The American Bankers Association announced Wednesday that it will drop its request for emergency relief in pending litigation over the Volcker Rule, but declined to stop the suit entirely.

The trade group sued the banking agencies late last year, arguing the rule would cause "immediate and irreparable" damage to community banks because it unexpectedly covered certain collateralized debt obligations backed by trust preferred securities. The trade group sought an emergency court action, warning that banks would have to take massive write-downs if the provision of the rule were allowed to stand.

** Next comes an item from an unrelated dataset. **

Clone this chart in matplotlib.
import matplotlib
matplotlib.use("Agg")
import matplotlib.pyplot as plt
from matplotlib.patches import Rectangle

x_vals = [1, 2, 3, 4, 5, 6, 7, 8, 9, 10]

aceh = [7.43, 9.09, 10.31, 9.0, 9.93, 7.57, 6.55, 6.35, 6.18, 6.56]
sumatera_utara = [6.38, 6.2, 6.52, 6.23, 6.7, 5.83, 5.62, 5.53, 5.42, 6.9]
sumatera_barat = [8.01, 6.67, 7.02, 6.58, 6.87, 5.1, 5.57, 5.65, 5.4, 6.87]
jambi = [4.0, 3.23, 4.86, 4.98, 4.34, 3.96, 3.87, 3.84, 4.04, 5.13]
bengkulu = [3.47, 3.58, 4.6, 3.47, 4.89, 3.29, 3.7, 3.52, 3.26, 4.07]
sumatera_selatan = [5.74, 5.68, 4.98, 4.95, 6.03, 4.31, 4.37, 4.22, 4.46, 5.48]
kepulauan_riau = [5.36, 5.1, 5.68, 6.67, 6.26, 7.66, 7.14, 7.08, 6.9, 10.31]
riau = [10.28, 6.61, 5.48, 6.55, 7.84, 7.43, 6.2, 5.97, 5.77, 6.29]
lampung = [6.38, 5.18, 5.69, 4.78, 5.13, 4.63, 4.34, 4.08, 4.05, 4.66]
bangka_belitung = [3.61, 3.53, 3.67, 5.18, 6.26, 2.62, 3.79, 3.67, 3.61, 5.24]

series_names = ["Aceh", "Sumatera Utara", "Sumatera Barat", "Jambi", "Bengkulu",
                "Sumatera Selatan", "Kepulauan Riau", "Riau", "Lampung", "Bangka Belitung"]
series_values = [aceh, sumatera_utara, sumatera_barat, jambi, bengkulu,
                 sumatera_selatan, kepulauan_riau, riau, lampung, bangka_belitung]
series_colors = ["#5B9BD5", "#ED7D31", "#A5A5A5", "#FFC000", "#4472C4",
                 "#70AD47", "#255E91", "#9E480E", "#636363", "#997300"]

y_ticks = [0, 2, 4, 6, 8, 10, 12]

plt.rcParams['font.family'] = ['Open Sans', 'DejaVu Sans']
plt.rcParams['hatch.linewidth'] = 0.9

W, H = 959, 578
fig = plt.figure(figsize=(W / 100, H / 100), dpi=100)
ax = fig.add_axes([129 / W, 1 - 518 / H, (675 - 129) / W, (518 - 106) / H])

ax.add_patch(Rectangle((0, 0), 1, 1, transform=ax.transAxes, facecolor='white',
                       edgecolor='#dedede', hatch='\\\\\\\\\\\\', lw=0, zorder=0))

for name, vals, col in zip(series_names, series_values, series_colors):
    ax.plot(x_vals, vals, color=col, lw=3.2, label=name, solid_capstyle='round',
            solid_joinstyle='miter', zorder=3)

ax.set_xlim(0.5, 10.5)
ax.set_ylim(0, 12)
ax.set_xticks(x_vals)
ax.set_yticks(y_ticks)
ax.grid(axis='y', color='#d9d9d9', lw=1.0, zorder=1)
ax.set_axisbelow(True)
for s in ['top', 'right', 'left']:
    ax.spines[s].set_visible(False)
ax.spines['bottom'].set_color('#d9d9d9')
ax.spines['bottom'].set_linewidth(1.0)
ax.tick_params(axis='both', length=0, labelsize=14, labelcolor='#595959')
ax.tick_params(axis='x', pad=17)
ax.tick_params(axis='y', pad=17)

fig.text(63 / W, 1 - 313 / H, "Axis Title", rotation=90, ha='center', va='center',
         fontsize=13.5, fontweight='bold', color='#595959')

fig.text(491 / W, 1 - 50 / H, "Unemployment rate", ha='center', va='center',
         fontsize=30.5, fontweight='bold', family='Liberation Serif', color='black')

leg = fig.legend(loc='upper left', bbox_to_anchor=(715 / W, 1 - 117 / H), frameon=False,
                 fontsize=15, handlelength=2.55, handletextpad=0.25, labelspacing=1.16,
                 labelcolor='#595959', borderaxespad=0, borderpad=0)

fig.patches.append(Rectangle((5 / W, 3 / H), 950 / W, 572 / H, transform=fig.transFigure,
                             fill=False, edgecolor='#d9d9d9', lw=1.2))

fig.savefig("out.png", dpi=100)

Regulators signaled Dec. 27 that they planned to address the issue, finally doing so late Tuesday. They issued an interim final rule that would exempt all CDOs that were backed with Trups issued by banks with less than $15 billion of assets. In practical terms, that exemption would help more than 90% of potentially affected CDO Trups, according to ABA's analysis.

As a result, the trade group said Wednesday it was no longer seeking emergency action. However, it reserved the right to keep the litigation going until the group better understands how many institutions may still be affected by the issue.

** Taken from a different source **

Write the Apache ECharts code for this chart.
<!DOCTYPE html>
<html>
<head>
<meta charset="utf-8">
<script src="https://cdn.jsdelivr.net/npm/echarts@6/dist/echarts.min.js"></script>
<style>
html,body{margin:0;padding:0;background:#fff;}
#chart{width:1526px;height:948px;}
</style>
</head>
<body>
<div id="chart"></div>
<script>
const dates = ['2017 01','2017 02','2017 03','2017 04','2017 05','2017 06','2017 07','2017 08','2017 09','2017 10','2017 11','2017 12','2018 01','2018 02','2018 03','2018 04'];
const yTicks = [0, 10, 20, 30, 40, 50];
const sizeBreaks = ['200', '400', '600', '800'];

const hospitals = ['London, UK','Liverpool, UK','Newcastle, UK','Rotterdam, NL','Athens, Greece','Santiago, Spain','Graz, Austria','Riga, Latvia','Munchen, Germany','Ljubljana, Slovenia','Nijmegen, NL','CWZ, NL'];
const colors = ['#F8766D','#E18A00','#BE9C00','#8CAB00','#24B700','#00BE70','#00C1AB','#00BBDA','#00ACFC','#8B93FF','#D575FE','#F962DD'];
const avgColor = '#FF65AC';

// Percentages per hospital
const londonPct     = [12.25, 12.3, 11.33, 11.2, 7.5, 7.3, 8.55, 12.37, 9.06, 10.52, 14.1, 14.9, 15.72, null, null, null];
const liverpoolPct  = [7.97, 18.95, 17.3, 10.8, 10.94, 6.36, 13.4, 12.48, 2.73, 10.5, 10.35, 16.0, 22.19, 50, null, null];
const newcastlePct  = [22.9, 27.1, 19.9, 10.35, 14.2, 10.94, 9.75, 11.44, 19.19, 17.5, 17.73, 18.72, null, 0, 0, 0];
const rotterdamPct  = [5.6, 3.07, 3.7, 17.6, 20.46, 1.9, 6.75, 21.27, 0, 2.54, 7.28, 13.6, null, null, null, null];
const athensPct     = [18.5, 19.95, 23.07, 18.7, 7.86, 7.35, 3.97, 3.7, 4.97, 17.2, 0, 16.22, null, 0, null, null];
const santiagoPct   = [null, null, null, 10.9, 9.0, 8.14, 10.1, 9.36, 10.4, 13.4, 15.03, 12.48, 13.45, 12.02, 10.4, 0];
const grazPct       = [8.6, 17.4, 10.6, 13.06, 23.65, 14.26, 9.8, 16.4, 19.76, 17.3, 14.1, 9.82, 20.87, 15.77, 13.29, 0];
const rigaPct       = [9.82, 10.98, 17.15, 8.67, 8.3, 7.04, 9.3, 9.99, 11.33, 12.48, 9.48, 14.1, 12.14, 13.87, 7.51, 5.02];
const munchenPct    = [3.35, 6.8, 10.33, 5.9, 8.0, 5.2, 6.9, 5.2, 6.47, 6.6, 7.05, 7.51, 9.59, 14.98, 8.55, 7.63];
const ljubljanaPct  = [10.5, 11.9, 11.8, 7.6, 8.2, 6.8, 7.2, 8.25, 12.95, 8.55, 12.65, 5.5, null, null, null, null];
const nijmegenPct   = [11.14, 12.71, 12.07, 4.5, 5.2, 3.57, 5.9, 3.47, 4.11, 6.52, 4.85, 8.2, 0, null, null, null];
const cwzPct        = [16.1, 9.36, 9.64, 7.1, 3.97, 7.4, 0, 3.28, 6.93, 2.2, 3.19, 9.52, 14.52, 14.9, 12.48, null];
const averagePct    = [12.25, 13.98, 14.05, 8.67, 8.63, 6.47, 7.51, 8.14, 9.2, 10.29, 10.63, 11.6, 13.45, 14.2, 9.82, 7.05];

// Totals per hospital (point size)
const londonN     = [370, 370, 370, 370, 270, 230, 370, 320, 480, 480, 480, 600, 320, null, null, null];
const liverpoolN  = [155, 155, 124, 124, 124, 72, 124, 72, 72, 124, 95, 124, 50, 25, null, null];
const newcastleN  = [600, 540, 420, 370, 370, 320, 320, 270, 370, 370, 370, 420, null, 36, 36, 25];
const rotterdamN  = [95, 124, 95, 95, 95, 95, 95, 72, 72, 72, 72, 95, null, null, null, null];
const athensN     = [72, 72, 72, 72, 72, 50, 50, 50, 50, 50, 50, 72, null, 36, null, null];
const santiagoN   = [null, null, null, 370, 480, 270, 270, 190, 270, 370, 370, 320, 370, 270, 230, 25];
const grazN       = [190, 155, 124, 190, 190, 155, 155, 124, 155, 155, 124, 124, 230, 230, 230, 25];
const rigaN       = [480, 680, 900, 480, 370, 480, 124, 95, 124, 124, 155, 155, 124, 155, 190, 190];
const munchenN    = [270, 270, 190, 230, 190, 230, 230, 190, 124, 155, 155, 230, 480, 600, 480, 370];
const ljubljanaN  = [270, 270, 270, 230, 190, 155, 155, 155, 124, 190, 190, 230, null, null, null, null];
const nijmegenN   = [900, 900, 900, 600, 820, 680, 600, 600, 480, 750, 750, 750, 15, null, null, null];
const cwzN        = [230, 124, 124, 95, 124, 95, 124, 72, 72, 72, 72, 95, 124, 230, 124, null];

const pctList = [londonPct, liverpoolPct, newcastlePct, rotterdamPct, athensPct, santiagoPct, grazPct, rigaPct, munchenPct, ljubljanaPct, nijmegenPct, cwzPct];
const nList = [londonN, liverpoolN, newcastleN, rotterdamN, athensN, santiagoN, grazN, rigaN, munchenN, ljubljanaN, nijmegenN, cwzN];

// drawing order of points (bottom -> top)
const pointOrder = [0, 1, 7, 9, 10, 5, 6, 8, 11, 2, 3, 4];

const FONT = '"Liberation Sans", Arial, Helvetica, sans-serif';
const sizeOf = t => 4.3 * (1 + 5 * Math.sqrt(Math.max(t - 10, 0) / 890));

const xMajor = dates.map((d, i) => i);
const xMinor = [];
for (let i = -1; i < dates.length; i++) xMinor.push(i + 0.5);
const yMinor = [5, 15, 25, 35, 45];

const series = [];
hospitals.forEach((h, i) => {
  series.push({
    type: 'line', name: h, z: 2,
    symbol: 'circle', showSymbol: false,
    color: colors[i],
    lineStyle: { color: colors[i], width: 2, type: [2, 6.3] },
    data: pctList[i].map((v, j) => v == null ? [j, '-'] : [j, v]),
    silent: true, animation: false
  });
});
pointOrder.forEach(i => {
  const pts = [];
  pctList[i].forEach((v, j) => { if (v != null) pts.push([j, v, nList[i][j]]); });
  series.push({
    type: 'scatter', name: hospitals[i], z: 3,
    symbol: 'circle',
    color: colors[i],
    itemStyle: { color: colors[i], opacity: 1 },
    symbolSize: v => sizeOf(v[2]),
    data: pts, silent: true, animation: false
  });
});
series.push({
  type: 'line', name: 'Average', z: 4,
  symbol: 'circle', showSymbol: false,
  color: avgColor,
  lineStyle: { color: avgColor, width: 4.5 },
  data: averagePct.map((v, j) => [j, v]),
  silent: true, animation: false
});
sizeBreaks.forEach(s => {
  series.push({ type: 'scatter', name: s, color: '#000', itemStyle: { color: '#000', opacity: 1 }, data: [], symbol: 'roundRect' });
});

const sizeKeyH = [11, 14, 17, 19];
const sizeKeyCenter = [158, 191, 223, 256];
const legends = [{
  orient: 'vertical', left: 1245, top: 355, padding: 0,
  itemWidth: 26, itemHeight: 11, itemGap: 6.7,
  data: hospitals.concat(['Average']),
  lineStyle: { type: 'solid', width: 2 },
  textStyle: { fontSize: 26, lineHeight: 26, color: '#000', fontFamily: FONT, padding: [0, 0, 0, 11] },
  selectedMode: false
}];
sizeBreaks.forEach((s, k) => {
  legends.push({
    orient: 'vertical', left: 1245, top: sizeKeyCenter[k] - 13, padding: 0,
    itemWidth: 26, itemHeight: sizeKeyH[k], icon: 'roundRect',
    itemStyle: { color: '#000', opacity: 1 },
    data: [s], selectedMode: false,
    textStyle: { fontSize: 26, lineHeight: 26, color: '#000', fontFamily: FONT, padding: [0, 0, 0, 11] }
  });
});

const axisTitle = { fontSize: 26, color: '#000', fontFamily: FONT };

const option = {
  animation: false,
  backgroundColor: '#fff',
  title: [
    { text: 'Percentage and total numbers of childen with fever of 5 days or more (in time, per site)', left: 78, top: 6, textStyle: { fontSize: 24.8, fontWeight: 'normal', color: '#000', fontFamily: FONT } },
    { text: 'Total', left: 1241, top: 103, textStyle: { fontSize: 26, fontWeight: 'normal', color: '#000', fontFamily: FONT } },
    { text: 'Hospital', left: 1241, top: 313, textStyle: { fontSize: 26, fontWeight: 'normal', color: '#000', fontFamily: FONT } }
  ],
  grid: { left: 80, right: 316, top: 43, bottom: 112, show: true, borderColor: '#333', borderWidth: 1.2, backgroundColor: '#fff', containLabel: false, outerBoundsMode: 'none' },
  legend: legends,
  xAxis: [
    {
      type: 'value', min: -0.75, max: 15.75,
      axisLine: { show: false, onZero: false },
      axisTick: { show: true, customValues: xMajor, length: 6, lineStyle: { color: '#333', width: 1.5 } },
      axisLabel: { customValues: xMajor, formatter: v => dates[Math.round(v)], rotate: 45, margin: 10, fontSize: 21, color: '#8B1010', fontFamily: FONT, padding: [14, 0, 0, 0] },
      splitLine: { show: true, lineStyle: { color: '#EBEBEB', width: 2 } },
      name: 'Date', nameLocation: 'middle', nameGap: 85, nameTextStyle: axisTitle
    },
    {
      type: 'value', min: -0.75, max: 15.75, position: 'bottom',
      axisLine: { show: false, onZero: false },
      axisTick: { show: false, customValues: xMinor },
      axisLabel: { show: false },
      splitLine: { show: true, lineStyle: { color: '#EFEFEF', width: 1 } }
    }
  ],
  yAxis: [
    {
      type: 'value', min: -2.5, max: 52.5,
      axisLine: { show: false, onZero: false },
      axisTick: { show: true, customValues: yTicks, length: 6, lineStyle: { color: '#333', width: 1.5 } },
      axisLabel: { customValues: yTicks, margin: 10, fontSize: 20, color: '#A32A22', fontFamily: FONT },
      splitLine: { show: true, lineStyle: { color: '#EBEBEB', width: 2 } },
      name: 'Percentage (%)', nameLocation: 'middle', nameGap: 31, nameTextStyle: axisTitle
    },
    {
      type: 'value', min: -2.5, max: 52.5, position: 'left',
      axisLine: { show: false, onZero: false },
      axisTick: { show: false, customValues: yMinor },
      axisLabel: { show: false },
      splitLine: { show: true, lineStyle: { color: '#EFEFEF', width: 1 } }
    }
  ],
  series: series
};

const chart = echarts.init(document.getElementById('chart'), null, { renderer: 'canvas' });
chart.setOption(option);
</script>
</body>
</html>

"After reviewing the regulators' interim final rule and assessing the relief it provides affected banks, we have decided to withdraw our request for emergency relief in the pending litigation," said Frank Keating, president of the ABA in a press release. "We are, however, deferring a decision on dismissal of the litigation to allow time to consult with our membership and finalize our analysis of the impact and implications of the interim final rule."